PROBLEM REQUIREMENTS ▸
Exclude all pictures, then copy each of the records exactly as written.

DATA RECORDS ▸
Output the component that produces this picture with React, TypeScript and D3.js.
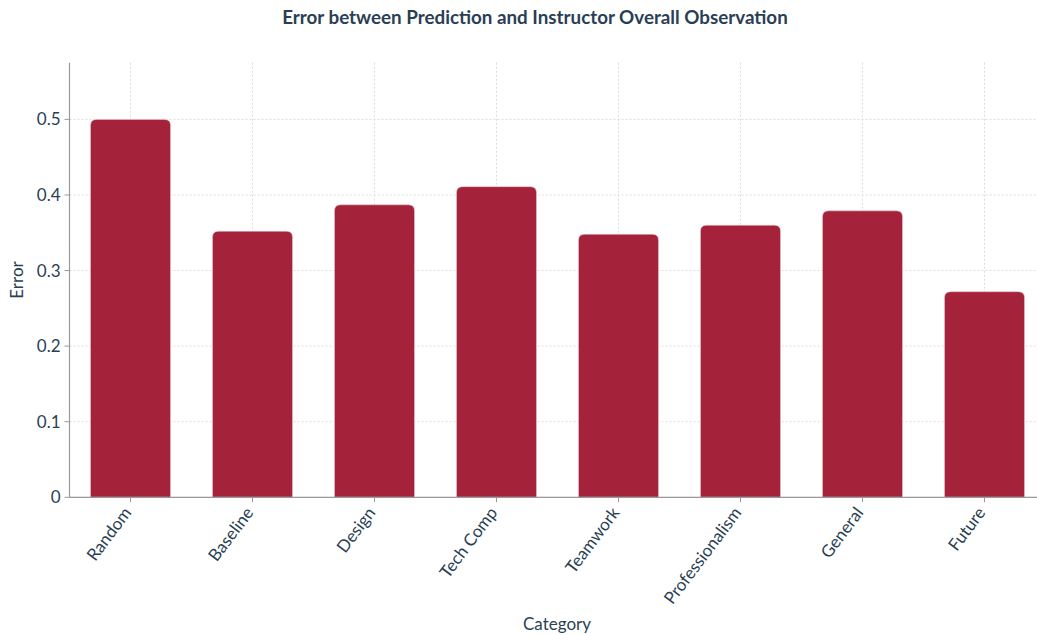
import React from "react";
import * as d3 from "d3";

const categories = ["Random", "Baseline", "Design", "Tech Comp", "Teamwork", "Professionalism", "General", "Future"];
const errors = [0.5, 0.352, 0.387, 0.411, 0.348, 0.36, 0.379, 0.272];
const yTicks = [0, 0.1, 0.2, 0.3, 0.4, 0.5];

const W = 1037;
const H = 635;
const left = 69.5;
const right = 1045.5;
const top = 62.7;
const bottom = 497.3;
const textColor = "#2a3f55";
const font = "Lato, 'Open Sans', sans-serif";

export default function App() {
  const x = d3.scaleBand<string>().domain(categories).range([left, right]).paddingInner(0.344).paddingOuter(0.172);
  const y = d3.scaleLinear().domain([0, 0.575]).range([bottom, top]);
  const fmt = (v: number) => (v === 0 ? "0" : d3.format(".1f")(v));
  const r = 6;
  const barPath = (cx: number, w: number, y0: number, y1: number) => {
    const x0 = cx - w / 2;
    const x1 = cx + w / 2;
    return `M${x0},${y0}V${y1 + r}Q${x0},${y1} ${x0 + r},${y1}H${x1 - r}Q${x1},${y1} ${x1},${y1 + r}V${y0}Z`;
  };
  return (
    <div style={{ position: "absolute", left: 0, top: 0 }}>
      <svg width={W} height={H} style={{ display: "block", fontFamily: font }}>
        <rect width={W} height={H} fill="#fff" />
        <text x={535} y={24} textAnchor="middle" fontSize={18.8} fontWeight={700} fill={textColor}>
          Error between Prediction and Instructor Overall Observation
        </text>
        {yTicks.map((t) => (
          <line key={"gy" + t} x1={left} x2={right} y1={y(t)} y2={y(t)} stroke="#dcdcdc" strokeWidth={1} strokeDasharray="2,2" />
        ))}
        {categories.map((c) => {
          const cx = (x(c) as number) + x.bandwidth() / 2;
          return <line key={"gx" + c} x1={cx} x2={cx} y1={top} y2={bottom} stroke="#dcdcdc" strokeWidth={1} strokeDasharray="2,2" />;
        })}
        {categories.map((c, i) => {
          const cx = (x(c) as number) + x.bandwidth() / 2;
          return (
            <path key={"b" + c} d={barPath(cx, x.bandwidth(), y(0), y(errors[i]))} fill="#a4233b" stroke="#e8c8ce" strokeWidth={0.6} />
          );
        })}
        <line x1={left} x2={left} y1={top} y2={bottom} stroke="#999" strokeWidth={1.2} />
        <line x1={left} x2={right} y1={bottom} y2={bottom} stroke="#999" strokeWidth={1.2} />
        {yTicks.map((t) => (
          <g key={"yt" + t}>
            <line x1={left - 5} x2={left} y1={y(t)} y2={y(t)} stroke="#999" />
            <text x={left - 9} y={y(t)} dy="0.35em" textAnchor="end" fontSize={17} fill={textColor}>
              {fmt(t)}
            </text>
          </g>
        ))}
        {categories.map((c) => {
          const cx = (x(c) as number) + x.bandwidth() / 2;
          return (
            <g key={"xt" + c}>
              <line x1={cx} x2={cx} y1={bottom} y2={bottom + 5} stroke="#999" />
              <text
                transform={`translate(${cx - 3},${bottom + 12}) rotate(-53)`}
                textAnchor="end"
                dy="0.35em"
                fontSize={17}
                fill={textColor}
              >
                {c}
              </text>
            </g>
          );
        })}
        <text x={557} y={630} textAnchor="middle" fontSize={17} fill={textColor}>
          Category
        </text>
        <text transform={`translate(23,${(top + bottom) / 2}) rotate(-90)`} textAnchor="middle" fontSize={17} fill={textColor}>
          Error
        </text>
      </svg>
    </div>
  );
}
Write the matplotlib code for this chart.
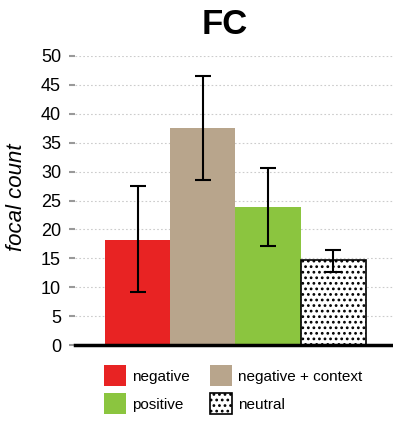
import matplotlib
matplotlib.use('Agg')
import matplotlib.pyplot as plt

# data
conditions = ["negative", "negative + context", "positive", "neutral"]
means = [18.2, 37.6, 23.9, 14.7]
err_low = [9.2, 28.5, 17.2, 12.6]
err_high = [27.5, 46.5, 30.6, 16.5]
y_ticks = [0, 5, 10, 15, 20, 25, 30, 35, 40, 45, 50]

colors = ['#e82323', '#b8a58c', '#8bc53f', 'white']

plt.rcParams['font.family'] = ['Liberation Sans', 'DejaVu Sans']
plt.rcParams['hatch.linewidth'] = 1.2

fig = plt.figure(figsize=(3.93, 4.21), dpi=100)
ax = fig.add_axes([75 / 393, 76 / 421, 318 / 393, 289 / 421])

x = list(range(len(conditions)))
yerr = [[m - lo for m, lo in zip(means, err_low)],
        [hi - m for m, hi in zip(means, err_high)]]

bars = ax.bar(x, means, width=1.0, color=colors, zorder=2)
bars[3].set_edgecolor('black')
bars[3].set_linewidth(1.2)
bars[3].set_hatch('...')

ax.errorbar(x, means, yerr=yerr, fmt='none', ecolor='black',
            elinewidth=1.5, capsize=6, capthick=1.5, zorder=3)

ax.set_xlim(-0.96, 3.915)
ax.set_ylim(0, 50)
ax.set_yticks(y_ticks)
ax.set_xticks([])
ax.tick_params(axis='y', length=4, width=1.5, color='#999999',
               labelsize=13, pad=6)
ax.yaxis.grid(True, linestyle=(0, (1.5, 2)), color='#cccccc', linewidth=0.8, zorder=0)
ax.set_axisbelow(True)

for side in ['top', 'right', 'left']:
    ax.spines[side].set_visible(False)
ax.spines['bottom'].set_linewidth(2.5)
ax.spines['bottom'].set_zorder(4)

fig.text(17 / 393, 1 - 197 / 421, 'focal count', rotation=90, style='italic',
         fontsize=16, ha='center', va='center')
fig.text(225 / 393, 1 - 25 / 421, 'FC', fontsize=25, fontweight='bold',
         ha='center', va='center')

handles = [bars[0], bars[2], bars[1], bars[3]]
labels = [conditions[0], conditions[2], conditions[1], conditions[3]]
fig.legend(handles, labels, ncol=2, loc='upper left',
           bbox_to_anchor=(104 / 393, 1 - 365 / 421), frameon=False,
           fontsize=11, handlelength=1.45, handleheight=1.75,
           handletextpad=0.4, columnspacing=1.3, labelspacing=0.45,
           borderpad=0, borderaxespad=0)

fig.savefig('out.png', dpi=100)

OUTPUT OF THE EXERCISE ▸
Output the component that produces this picture with React, TypeScript and D3.js.
import React from "react";
import * as d3 from "d3";

const categories = ["Random", "Baseline", "Design", "Tech Comp", "Teamwork", "Professionalism", "General", "Future"];
const errors = [0.5, 0.352, 0.387, 0.411, 0.348, 0.36, 0.379, 0.272];
const yTicks = [0, 0.1, 0.2, 0.3, 0.4, 0.5];

const W = 1037;
const H = 635;
const left = 69.5;
const right = 1045.5;
const top = 62.7;
const bottom = 497.3;
const textColor = "#2a3f55";
const font = "Lato, 'Open Sans', sans-serif";

export default function App() {
  const x = d3.scaleBand<string>().domain(categories).range([left, right]).paddingInner(0.344).paddingOuter(0.172);
  const y = d3.scaleLinear().domain([0, 0.575]).range([bottom, top]);
  const fmt = (v: number) => (v === 0 ? "0" : d3.format(".1f")(v));
  const r = 6;
  const barPath = (cx: number, w: number, y0: number, y1: number) => {
    const x0 = cx - w / 2;
    const x1 = cx + w / 2;
    return `M${x0},${y0}V${y1 + r}Q${x0},${y1} ${x0 + r},${y1}H${x1 - r}Q${x1},${y1} ${x1},${y1 + r}V${y0}Z`;
  };
  return (
    <div style={{ position: "absolute", left: 0, top: 0 }}>
      <svg width={W} height={H} style={{ display: "block", fontFamily: font }}>
        <rect width={W} height={H} fill="#fff" />
        <text x={535} y={24} textAnchor="middle" fontSize={18.8} fontWeight={700} fill={textColor}>
          Error between Prediction and Instructor Overall Observation
        </text>
        {yTicks.map((t) => (
          <line key={"gy" + t} x1={left} x2={right} y1={y(t)} y2={y(t)} stroke="#dcdcdc" strokeWidth={1} strokeDasharray="2,2" />
        ))}
        {categories.map((c) => {
          const cx = (x(c) as number) + x.bandwidth() / 2;
          return <line key={"gx" + c} x1={cx} x2={cx} y1={top} y2={bottom} stroke="#dcdcdc" strokeWidth={1} strokeDasharray="2,2" />;
        })}
        {categories.map((c, i) => {
          const cx = (x(c) as number) + x.bandwidth() / 2;
          return (
            <path key={"b" + c} d={barPath(cx, x.bandwidth(), y(0), y(errors[i]))} fill="#a4233b" stroke="#e8c8ce" strokeWidth={0.6} />
          );
        })}
        <line x1={left} x2={left} y1={top} y2={bottom} stroke="#999" strokeWidth={1.2} />
        <line x1={left} x2={right} y1={bottom} y2={bottom} stroke="#999" strokeWidth={1.2} />
        {yTicks.map((t) => (
          <g key={"yt" + t}>
            <line x1={left - 5} x2={left} y1={y(t)} y2={y(t)} stroke="#999" />
            <text x={left - 9} y={y(t)} dy="0.35em" textAnchor="end" fontSize={17} fill={textColor}>
              {fmt(t)}
            </text>
          </g>
        ))}
        {categories.map((c) => {
          const cx = (x(c) as number) + x.bandwidth() / 2;
          return (
            <g key={"xt" + c}>
              <line x1={cx} x2={cx} y1={bottom} y2={bottom + 5} stroke="#999" />
              <text
                transform={`translate(${cx - 3},${bottom + 12}) rotate(-53)`}
                textAnchor="end"
                dy="0.35em"
                fontSize={17}
                fill={textColor}
              >
                {c}
              </text>
            </g>
          );
        })}
        <text x={557} y={630} textAnchor="middle" fontSize={17} fill={textColor}>
          Category
        </text>
        <text transform={`translate(23,${(top + bottom) / 2}) rotate(-90)`} textAnchor="middle" fontSize={17} fill={textColor}>
          Error
        </text>
      </svg>
    </div>
  );
}
Write the matplotlib code for this chart.
import matplotlib
matplotlib.use('Agg')
import matplotlib.pyplot as plt

# data
conditions = ["negative", "negative + context", "positive", "neutral"]
means = [18.2, 37.6, 23.9, 14.7]
err_low = [9.2, 28.5, 17.2, 12.6]
err_high = [27.5, 46.5, 30.6, 16.5]
y_ticks = [0, 5, 10, 15, 20, 25, 30, 35, 40, 45, 50]

colors = ['#e82323', '#b8a58c', '#8bc53f', 'white']

plt.rcParams['font.family'] = ['Liberation Sans', 'DejaVu Sans']
plt.rcParams['hatch.linewidth'] = 1.2

fig = plt.figure(figsize=(3.93, 4.21), dpi=100)
ax = fig.add_axes([75 / 393, 76 / 421, 318 / 393, 289 / 421])

x = list(range(len(conditions)))
yerr = [[m - lo for m, lo in zip(means, err_low)],
        [hi - m for m, hi in zip(means, err_high)]]

bars = ax.bar(x, means, width=1.0, color=colors, zorder=2)
bars[3].set_edgecolor('black')
bars[3].set_linewidth(1.2)
bars[3].set_hatch('...')

ax.errorbar(x, means, yerr=yerr, fmt='none', ecolor='black',
            elinewidth=1.5, capsize=6, capthick=1.5, zorder=3)

ax.set_xlim(-0.96, 3.915)
ax.set_ylim(0, 50)
ax.set_yticks(y_ticks)
ax.set_xticks([])
ax.tick_params(axis='y', length=4, width=1.5, color='#999999',
               labelsize=13, pad=6)
ax.yaxis.grid(True, linestyle=(0, (1.5, 2)), color='#cccccc', linewidth=0.8, zorder=0)
ax.set_axisbelow(True)

for side in ['top', 'right', 'left']:
    ax.spines[side].set_visible(False)
ax.spines['bottom'].set_linewidth(2.5)
ax.spines['bottom'].set_zorder(4)

fig.text(17 / 393, 1 - 197 / 421, 'focal count', rotation=90, style='italic',
         fontsize=16, ha='center', va='center')
fig.text(225 / 393, 1 - 25 / 421, 'FC', fontsize=25, fontweight='bold',
         ha='center', va='center')

handles = [bars[0], bars[2], bars[1], bars[3]]
labels = [conditions[0], conditions[2], conditions[1], conditions[3]]
fig.legend(handles, labels, ncol=2, loc='upper left',
           bbox_to_anchor=(104 / 393, 1 - 365 / 421), frameon=False,
           fontsize=11, handlelength=1.45, handleheight=1.75,
           handletextpad=0.4, columnspacing=1.3, labelspacing=0.45,
           borderpad=0, borderaxespad=0)

fig.savefig('out.png', dpi=100)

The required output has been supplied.